The ocean surface boundary layer (OSBL) is a critical interface across which momentum, heat, and trace gases are exchanged between the oceans and atmosphere. Surface processes (winds, waves, and buoyancy forcing) are known to contribute signiﬁcantly to ﬂuxes within this layer. Recently, studies have suggested that submesoscale processes, which occur at small scales (0.1-10 km, hours-to-days) and therefore are not yet represented in most ocean models, may play critical roles in these turbulent exchanges. While observational support for such phenomena has been demonstrated in the vicinity of strong current systems and littoral regions, relatively few observations exist in the open-ocean environment to warrant representation in Earth system models.

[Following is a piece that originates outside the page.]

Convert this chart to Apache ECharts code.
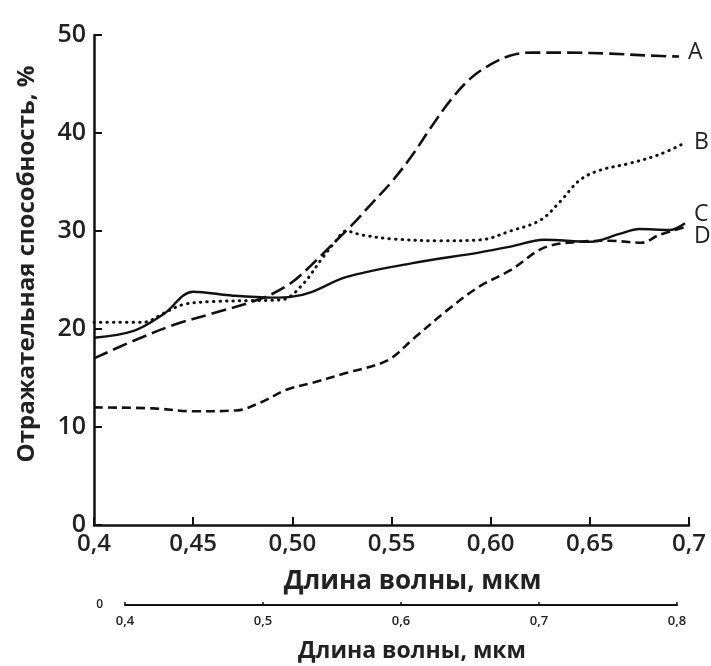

We use observations and simulations to quantify the contributions of surface and
submesoscale processes to turbulent kinetic energy (TKE) dissipation in the open-OSBL. Our observations are derived from moorings in the North Atlantic, December 2012-April 2013, and are complemented by atmospheric reanalysis. We develop a conceptual frame work for dissipation rates due to surface and submesoscale processes. Using this framework and comparing with observed dissipation rates, we ﬁnd that surface processes dominate TKE dissipation. A parameterization for symmetric instability (SI) is consistent with this result. We next employ simulations from an ocean front-resolving model to establish, again, that dissipation due to surface processes exceeds that of submesoscale processes by one-to-two orders of magnitude. Together, these results suggest submesoscale processes do not dramatically modify vertical TKE budgets, though we note that submesoscale dynamics may be climatically important owing to their eﬀect on ocean circulation.